--- Start DATA LINES ---

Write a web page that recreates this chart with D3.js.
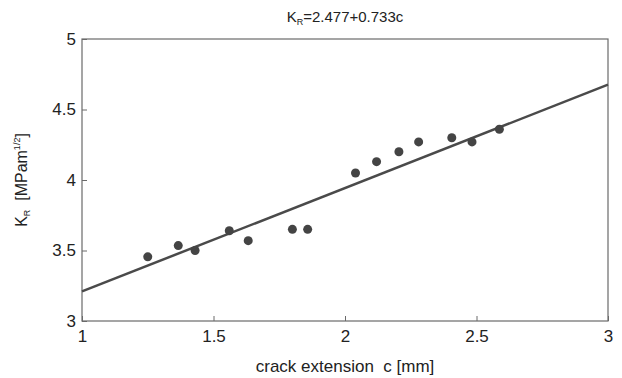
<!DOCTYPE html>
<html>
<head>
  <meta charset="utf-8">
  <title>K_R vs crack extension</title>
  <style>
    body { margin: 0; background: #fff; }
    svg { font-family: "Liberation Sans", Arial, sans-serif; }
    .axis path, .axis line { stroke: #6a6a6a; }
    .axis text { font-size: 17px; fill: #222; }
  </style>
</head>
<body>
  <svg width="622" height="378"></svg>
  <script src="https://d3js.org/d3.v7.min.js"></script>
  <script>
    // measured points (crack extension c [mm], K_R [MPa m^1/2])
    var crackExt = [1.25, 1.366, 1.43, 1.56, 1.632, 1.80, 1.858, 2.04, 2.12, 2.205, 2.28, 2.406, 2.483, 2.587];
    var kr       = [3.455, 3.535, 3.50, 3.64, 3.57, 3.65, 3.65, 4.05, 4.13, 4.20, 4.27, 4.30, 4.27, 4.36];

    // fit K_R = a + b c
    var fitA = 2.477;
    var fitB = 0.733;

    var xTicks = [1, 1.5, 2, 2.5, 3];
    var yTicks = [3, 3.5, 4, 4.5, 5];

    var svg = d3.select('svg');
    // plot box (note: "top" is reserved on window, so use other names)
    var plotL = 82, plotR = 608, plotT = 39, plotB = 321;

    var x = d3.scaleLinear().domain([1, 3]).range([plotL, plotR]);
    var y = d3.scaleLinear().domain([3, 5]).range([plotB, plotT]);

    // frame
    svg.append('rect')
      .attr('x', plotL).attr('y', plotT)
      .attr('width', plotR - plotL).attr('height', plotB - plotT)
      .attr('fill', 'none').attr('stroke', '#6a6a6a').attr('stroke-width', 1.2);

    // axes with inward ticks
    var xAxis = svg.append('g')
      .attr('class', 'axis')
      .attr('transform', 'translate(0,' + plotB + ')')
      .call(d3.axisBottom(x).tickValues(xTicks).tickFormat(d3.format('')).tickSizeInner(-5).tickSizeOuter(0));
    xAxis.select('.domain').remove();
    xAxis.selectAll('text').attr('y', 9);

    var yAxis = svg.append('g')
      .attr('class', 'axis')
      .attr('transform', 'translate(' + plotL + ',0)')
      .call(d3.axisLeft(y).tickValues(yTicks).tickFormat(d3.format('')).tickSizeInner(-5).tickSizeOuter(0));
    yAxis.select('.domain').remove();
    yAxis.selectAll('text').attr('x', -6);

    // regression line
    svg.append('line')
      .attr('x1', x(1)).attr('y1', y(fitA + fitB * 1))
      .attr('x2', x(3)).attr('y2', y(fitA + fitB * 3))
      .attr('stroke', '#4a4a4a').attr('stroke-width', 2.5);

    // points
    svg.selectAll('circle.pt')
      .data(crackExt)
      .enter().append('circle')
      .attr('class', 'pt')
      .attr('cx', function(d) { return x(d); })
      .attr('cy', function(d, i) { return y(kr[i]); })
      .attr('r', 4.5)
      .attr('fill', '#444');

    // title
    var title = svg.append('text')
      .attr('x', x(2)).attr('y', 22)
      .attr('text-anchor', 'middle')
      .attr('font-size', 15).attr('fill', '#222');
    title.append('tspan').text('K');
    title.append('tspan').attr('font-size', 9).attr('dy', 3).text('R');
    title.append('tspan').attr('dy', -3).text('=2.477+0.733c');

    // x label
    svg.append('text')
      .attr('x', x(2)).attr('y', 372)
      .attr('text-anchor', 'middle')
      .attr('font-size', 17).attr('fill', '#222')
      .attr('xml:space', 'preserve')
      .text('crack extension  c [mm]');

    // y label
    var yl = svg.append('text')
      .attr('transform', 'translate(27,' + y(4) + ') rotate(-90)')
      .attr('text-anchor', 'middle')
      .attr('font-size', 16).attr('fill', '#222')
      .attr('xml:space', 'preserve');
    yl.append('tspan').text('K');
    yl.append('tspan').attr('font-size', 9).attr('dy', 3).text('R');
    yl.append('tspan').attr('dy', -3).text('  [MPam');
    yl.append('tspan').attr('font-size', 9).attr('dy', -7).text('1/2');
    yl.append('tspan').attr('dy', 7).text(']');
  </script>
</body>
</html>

--- End DATA LINES ---

DO THIS: Give again exactly the lines running from the beginning of the material above through the line that contains "var yTicks = [3, 3.5, 4, 4.5, 5];", and leave out every picture.

SOLUTION FOR THIS TASK:
Write a web page that recreates this chart with D3.js.
<!DOCTYPE html>
<html>
<head>
  <meta charset="utf-8">
  <title>K_R vs crack extension</title>
  <style>
    body { margin: 0; background: #fff; }
    svg { font-family: "Liberation Sans", Arial, sans-serif; }
    .axis path, .axis line { stroke: #6a6a6a; }
    .axis text { font-size: 17px; fill: #222; }
  </style>
</head>
<body>
  <svg width="622" height="378"></svg>
  <script src="https://d3js.org/d3.v7.min.js"></script>
  <script>
    // measured points (crack extension c [mm], K_R [MPa m^1/2])
    var crackExt = [1.25, 1.366, 1.43, 1.56, 1.632, 1.80, 1.858, 2.04, 2.12, 2.205, 2.28, 2.406, 2.483, 2.587];
    var kr       = [3.455, 3.535, 3.50, 3.64, 3.57, 3.65, 3.65, 4.05, 4.13, 4.20, 4.27, 4.30, 4.27, 4.36];

    // fit K_R = a + b c
    var fitA = 2.477;
    var fitB = 0.733;

    var xTicks = [1, 1.5, 2, 2.5, 3];
    var yTicks = [3, 3.5, 4, 4.5, 5];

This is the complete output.